**TASK BRIEF**. Where does the string "Convert" appear in the records? Copy every line that contains it.

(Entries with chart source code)
____________
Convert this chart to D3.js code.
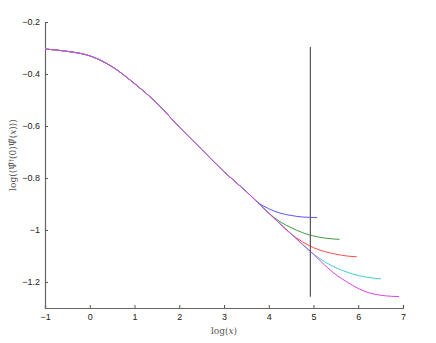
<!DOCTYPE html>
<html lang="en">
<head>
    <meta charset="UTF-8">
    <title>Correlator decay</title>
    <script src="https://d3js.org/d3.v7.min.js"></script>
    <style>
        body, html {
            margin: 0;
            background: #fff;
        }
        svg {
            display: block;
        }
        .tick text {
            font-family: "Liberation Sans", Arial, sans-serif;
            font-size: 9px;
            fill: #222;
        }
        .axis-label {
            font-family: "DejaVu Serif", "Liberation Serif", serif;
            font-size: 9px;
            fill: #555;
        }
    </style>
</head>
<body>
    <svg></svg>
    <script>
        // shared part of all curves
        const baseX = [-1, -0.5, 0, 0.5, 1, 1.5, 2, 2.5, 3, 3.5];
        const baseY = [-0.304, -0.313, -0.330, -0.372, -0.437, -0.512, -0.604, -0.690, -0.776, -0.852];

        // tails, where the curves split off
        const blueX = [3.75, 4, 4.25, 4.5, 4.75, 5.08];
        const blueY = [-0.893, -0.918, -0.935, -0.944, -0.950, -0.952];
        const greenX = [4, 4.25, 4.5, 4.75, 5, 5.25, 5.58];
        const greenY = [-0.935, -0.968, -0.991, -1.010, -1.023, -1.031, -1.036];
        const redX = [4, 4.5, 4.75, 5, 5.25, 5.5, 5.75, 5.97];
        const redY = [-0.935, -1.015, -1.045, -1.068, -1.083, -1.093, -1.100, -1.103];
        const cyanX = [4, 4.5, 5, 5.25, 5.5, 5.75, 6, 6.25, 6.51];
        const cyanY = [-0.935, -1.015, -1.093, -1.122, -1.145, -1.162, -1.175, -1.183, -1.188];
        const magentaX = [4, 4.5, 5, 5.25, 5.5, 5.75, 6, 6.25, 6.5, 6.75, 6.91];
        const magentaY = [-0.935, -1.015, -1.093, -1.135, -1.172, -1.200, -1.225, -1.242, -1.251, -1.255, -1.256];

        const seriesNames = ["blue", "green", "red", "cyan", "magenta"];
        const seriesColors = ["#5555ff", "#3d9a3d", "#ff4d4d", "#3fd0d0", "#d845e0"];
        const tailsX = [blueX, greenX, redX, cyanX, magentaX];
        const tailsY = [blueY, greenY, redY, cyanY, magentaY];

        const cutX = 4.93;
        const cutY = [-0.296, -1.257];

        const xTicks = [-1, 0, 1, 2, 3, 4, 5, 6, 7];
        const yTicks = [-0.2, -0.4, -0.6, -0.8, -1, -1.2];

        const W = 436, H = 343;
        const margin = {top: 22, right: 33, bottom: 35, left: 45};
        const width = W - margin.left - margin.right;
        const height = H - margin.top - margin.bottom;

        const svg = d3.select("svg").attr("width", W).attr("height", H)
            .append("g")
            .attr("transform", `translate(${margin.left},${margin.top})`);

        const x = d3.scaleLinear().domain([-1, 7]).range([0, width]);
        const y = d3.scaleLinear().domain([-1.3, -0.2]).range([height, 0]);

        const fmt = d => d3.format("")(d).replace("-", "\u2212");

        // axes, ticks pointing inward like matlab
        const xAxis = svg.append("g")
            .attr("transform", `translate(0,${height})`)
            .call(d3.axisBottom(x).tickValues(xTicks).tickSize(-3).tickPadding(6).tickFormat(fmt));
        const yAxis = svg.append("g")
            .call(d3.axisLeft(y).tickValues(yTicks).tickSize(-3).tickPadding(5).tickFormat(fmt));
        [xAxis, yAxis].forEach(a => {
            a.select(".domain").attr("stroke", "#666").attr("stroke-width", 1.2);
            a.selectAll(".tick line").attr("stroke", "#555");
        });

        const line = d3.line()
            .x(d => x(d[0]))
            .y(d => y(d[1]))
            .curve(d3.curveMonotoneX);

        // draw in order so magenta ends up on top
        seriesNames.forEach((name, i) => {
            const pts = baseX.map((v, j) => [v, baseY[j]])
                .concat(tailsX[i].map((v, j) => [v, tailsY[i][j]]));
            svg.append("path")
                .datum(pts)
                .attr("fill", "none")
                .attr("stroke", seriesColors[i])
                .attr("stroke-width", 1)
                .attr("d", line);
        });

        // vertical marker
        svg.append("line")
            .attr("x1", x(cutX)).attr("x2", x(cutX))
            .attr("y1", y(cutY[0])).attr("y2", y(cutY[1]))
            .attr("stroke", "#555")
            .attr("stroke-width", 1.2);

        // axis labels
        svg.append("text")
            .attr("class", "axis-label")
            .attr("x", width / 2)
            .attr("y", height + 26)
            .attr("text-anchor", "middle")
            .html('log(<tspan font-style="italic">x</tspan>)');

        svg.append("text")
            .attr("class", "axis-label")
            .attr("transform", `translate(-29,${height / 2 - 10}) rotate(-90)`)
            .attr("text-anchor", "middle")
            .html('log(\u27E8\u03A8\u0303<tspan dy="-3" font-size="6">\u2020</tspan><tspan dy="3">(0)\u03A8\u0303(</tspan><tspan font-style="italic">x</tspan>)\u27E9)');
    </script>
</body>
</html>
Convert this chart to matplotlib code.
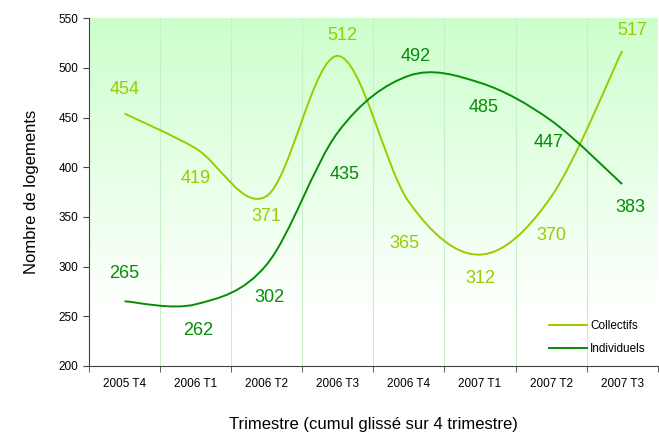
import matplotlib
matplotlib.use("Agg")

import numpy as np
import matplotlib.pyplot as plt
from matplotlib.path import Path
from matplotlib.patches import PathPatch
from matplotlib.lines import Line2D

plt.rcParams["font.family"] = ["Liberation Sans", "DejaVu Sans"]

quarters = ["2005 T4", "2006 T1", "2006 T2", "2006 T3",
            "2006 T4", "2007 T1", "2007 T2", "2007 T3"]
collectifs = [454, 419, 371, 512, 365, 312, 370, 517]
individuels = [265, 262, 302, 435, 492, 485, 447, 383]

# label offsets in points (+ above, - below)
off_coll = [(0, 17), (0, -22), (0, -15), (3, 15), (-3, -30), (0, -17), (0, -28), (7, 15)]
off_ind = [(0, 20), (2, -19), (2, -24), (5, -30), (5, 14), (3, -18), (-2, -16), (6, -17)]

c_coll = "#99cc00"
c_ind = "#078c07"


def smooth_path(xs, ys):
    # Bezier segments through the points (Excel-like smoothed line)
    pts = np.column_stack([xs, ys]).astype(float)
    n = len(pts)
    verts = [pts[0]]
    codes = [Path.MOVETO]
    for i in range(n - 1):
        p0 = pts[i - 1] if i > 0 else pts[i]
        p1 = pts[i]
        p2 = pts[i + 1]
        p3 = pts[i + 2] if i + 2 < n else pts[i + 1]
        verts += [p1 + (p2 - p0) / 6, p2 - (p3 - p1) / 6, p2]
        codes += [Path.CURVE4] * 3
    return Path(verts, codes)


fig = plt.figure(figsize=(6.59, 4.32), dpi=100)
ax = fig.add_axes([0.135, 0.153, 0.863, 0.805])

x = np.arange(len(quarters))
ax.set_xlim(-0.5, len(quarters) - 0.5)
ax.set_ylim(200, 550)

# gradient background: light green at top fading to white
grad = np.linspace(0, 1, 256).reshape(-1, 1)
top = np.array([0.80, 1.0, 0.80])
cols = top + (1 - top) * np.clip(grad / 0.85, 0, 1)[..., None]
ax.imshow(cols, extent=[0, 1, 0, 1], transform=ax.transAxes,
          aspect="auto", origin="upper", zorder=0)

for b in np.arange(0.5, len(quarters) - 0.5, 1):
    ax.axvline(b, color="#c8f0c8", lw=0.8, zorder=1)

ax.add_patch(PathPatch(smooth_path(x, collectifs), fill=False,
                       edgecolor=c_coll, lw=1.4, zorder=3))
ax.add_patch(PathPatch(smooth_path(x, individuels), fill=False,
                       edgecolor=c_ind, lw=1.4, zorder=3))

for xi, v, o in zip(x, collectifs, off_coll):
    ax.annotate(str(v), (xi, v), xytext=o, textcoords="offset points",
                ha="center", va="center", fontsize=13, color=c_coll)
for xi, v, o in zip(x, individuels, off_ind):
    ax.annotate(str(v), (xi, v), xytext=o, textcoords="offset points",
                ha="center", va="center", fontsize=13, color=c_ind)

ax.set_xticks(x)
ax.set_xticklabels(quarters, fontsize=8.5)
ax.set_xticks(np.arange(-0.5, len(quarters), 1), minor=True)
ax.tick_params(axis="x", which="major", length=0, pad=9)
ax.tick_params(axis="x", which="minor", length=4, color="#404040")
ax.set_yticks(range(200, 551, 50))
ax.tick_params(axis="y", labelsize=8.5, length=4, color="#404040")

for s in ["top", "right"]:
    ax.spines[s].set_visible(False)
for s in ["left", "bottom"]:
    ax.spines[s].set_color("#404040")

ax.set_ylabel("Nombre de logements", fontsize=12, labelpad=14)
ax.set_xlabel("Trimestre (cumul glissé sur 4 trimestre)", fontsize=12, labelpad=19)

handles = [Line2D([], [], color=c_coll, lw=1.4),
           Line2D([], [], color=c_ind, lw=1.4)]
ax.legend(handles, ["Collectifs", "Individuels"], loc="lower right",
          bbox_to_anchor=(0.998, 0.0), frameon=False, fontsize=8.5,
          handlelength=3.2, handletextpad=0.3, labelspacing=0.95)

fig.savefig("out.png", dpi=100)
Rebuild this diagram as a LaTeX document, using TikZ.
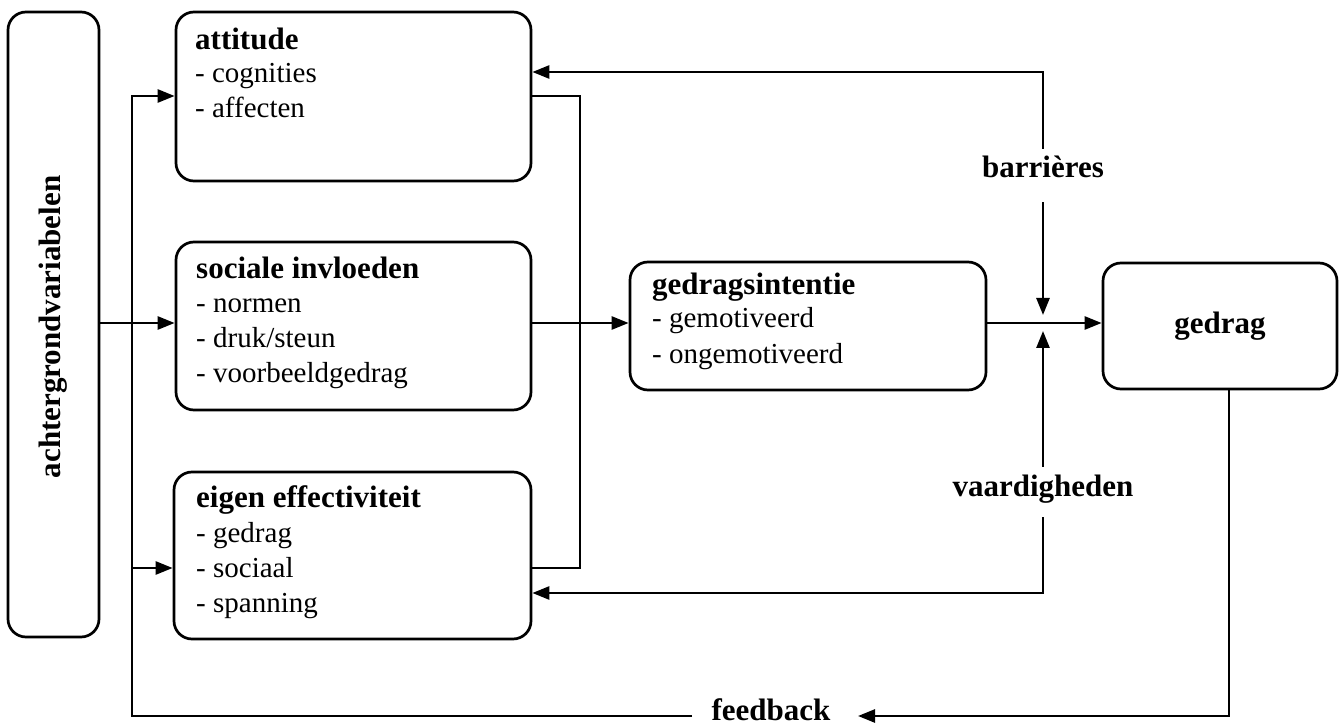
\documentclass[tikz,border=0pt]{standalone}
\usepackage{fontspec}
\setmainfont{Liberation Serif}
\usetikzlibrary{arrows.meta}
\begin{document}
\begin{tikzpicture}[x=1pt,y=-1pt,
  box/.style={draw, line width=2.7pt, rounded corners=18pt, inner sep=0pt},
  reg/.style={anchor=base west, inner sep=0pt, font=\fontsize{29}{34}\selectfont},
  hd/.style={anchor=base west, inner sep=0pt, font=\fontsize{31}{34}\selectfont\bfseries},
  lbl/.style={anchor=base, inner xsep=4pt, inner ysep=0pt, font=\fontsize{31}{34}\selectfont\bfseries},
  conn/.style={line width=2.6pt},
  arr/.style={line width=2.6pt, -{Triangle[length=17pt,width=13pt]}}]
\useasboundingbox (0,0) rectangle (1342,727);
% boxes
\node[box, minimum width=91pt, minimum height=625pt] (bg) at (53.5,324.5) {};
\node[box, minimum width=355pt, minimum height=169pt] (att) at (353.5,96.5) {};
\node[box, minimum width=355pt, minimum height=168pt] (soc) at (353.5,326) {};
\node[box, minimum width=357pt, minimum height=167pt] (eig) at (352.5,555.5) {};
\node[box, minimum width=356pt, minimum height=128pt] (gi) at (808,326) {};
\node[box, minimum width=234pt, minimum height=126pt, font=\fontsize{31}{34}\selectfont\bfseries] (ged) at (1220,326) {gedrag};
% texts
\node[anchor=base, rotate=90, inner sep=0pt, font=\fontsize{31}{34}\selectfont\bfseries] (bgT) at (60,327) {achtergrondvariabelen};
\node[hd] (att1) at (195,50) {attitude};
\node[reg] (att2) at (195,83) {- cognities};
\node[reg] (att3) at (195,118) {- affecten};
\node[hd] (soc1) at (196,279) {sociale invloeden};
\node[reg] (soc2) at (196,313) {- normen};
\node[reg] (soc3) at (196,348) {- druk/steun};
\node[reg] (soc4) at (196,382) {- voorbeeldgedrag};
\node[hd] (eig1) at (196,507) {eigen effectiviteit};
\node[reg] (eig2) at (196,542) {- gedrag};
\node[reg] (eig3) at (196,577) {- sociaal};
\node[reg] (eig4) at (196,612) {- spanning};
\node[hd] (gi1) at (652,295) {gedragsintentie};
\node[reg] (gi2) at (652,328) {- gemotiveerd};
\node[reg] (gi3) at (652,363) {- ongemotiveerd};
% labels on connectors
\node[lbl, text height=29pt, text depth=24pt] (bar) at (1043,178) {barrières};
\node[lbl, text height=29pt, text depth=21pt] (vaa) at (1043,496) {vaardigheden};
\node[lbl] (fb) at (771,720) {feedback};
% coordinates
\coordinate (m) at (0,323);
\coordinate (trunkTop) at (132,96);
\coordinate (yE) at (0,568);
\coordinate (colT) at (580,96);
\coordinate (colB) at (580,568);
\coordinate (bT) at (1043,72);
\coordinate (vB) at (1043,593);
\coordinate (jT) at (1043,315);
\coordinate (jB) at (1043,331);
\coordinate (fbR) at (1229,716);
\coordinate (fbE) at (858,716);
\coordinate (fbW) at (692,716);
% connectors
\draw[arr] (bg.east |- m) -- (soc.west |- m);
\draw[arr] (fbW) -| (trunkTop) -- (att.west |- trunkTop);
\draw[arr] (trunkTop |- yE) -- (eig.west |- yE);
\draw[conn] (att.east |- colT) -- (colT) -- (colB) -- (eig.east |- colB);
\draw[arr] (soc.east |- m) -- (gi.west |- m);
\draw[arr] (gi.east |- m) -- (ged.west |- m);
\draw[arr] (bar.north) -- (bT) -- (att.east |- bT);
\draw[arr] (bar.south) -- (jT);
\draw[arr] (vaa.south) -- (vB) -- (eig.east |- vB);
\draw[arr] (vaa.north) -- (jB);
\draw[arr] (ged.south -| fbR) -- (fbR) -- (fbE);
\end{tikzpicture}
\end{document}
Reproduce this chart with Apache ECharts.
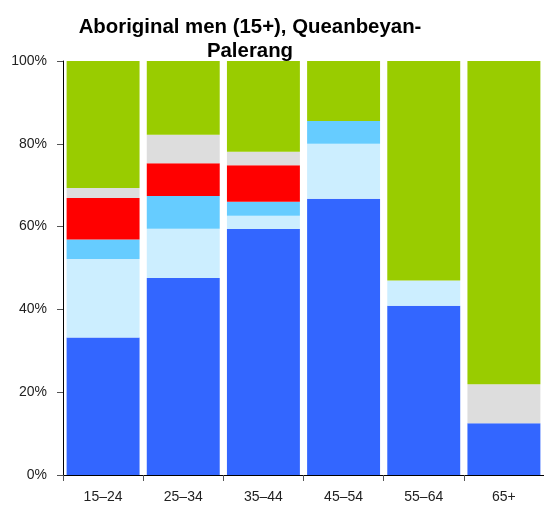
____________
**ANSWER TO THIS TASK**.
Convert this chart to D3.js code.
Convert this chart to matplotlib code.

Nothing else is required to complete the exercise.